Chaim Rumkowski doesn’t take his own life. He lives on, convinced that by sacrificing the sick, the old, and the little ones, he can save the strong, the well, and those fit for work. He makes a calculation in which the survival of some becomes the overriding aim and the sacrifice of others the inevitable means of achieving it. He makes a calculation that he thinks will save the ghetto from something worse. He makes a calculation that is also the calculation of the Germans, which is to turn the victims into accessories to their own liquidation, which unquestionably makes Chaim Rumkowski an accessory.
This is the calculation that likely contributes to the fact that the Łódź ghetto is the only ghetto in Nazi-occupied Poland still not liquidated on August 2, 1944, when the Soviet army is only 120 kilometers away and some kind of survival seems conceivable.
Can we say that Chaim Rumkowski sacrifices his soul to save the life of the ghetto?
Can we say that he enters into a pact with the devil?
A lot of things like that have been said about the Jewish leaders who collaborated in the sorting and transport of their own people, and thereby contributed to the degradation and liquidation of the Jews. Much has been said about how they should have refused and resisted (as they did in Warsaw at the end, when it was too late anyway), about how they should have let themselves be killed rather than become accomplices in crime. Hanna Arendt calls their actions “the darkest chapter of the whole dark story.” Primo Levi writes of Chaim Rumkowski, “Had he survived his own tragedy, and the tragedy of the ghetto which he contaminated [yes, this is the word Levi uses], superimposing on it his histrionic image, no tribunal would have absolved him, nor certainly can we absolve him on the moral plane.”

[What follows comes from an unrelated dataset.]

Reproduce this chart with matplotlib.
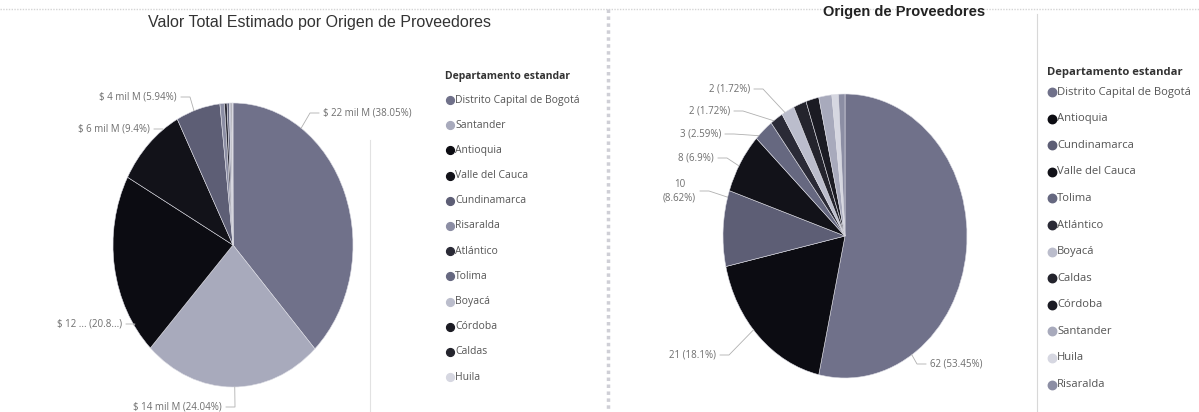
import numpy as np
import matplotlib.pyplot as plt
from matplotlib import font_manager
from matplotlib.lines import Line2D

# -----------------------------
# Data
# -----------------------------
departments = ["Distrito Capital de Bogotá", "Santander", "Antioquia", "Valle del Cauca",
               "Cundinamarca", "Risaralda", "Atlántico", "Tolima", "Boyacá",
               "Córdoba", "Caldas", "Huila"]

# left pie: share of total estimated value (%) and value in "mil M"
valor_pct = [38.05, 24.04, 20.83, 9.4, 5.94, 0.6, 0.35, 0.3, 0.2, 0.12, 0.1, 0.07]
valor_mil = [22, 14, 12, 6, 4, None, None, None, None, None, None, None]

# right pie: number of suppliers
origen_deptos = ["Distrito Capital de Bogotá", "Antioquia", "Cundinamarca", "Valle del Cauca",
                 "Tolima", "Atlántico", "Boyacá", "Caldas", "Córdoba", "Santander",
                 "Huila", "Risaralda"]
origen_count = [62, 21, 10, 8, 3, 2, 2, 2, 2, 2, 1, 1]

# greyscale scan colours, one per department
dept_color = {
    "Distrito Capital de Bogotá": "#70718a",
    "Santander": "#a8aabc",
    "Antioquia": "#0c0c12",
    "Valle del Cauca": "#121219",
    "Cundinamarca": "#5d5e75",
    "Risaralda": "#8c8ea4",
    "Atlántico": "#2a2a36",
    "Tolima": "#666880",
    "Boyacá": "#bbbdcc",
    "Córdoba": "#1b1b23",
    "Caldas": "#24242d",
    "Huila": "#d6d7e1",
}

W, H = 1199, 412
names = {f.name for f in font_manager.fontManager.ttflist}
TITLE_FONT = "Liberation Sans Narrow" if "Liberation Sans Narrow" in names else "Liberation Sans"
UI = "Open Sans"

fig = plt.figure(figsize=(W / 100, H / 100), dpi=100)


def fx(x):
    return x / W


def fy(y):
    return 1 - y / H


def line(xs, ys, color="#b8b8b8", lw=0.7, **kw):
    fig.add_artist(Line2D([fx(x) for x in xs], [fy(y) for y in ys],
                          transform=fig.transFigure, color=color, lw=lw, **kw))


def pie_axes(cx, cy, rx, ry, values, colors):
    ax = fig.add_axes([fx(cx - rx), fy(cy + ry), 2 * rx / W, 2 * ry / H])
    ax.pie(values, colors=colors, startangle=90, counterclock=False,
           wedgeprops=dict(linewidth=0.4, edgecolor="#dcdce4"))
    ax.set_aspect("auto")
    ax.set_xlim(-1, 1)
    ax.set_ylim(-1, 1)
    ax.axis("off")
    return ax


def add_label(cx, cy, rx, ry, values, idx, text, x, y, ha="right", size=7):
    # text with a Power BI style leader: short horizontal tick, then to the slice edge
    fig.text(fx(x), fy(y), text, ha=ha, va="center", fontsize=size,
             color="#6e6e6e", family=UI, linespacing=1.35, multialignment="center")
    sgn = 1 if ha == "right" else -1
    x0 = x + sgn * 4
    x1 = x0 + sgn * 9
    cum = np.cumsum([0] + list(values)) / np.sum(values) * 360
    a1, a2 = cum[idx], cum[idx + 1]
    ang = np.degrees(np.arctan2((x1 - cx) / rx, -(y - cy) / ry)) % 360
    m = min(1.5, (a2 - a1) / 3)
    ang = np.clip(ang, a1 + m, a2 - m)
    ex = cx + rx * np.sin(np.radians(ang))
    ey = cy - ry * np.cos(np.radians(ang))
    line([x0, x1, ex], [y, y, ey], color="#b0b0b0", lw=0.6)


def legend(x, y0, step, items, size, title_gap):
    fig.text(fx(x), fy(y0 - title_gap), "Departamento estandar", ha="left", va="center",
             fontsize=size, fontweight="bold", color="#333333", family=UI)
    for i, d in enumerate(items):
        yy = y0 + i * step
        fig.add_artist(Line2D([fx(x + 5)], [fy(yy)], transform=fig.transFigure, marker="o",
                              ms=size * 0.75, color=dept_color[d], lw=0))
        fig.text(fx(x + 10), fy(yy), d, ha="left", va="center", fontsize=size,
                 color="#555555", family=UI)


# -----------------------------
# Frame / separators of the report page
# -----------------------------
line([0, W], [9, 9], color="#d4d4d4", lw=1.0, ls=(0, (1, 1)))
line([608, 608], [9, H], color="#cfcfd6", lw=2.5, ls=(0, (1, 1)))
line([370, 370], [140, H], color="#e2e2e2", lw=0.8)
line([1037, 1037], [14, H], color="#d8d8d8", lw=0.8)

# -----------------------------
# Left: Valor Total Estimado por Origen de Proveedores
# -----------------------------
fig.text(fx(148), fy(22), "Valor Total Estimado por Origen de Proveedores",
         ha="left", va="center", fontsize=11.5, color="#333333", family=TITLE_FONT)

lcx, lcy, lrx, lry = 233, 245, 120, 142
pie_axes(lcx, lcy, lrx, lry, valor_pct, [dept_color[d] for d in departments])


def valor_text(i):
    return f"$ {valor_mil[i]} mil M ({valor_pct[i]:g}%)"


add_label(lcx, lcy, lrx, lry, valor_pct, 0, valor_text(0), 323, 113, ha="left")
add_label(lcx, lcy, lrx, lry, valor_pct, 1, valor_text(1), 222, 407)
add_label(lcx, lcy, lrx, lry, valor_pct, 2, "$ 12 ... (20.8...)", 122, 324)
add_label(lcx, lcy, lrx, lry, valor_pct, 3, valor_text(3), 150, 129)
add_label(lcx, lcy, lrx, lry, valor_pct, 4, valor_text(4), 177, 97)

legend(445, 100, 25.2, departments, 7.5, 23)

# -----------------------------
# Right: Origen de Proveedores
# -----------------------------
fig.text(fx(985), fy(12), "Origen de Proveedores", ha="right", va="center",
         fontsize=10.5, fontweight="bold", color="#222222", family="Liberation Sans")

rcx, rcy, rrx, rry = 845, 236, 122, 142
pie_axes(rcx, rcy, rrx, rry, origen_count, [dept_color[d] for d in origen_deptos])

total = sum(origen_count)


def origen_text(i, sep=" "):
    p = f"{origen_count[i] / total * 100:.2f}".rstrip("0").rstrip(".")
    return f"{origen_count[i]}{sep}({p}%)"


add_label(rcx, rcy, rrx, rry, origen_count, 0, origen_text(0), 930, 364, ha="left")
add_label(rcx, rcy, rrx, rry, origen_count, 1, origen_text(1), 716, 355)
add_label(rcx, rcy, rrx, rry, origen_count, 2, origen_text(2, "\n"), 696, 191)
add_label(rcx, rcy, rrx, rry, origen_count, 3, origen_text(3), 714, 158)
add_label(rcx, rcy, rrx, rry, origen_count, 4, origen_text(4), 721, 134)
add_label(rcx, rcy, rrx, rry, origen_count, 5, origen_text(5), 730, 111)
add_label(rcx, rcy, rrx, rry, origen_count, 6, origen_text(6), 750, 89)

legend(1047, 92, 26.6, origen_deptos, 8.1, 20)

fig.savefig("out.png", dpi=100)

In my view, Primo Levi is one of the few who have earned the moral authority to express an opinion about Chaim Rumkowski’s morality. He immediately declares his reservations, citing the unimaginable moral challenge with which Rumkowski was confronted. The mitigating circumstances. To resist the Nazis’ systematic degradation and debasement of their victims would have required “a truly solid moral armature, and the one available to Chaim Rumkowski, the Łódź merchant, together with his entire generation, was fragile,” writes Primo Levi.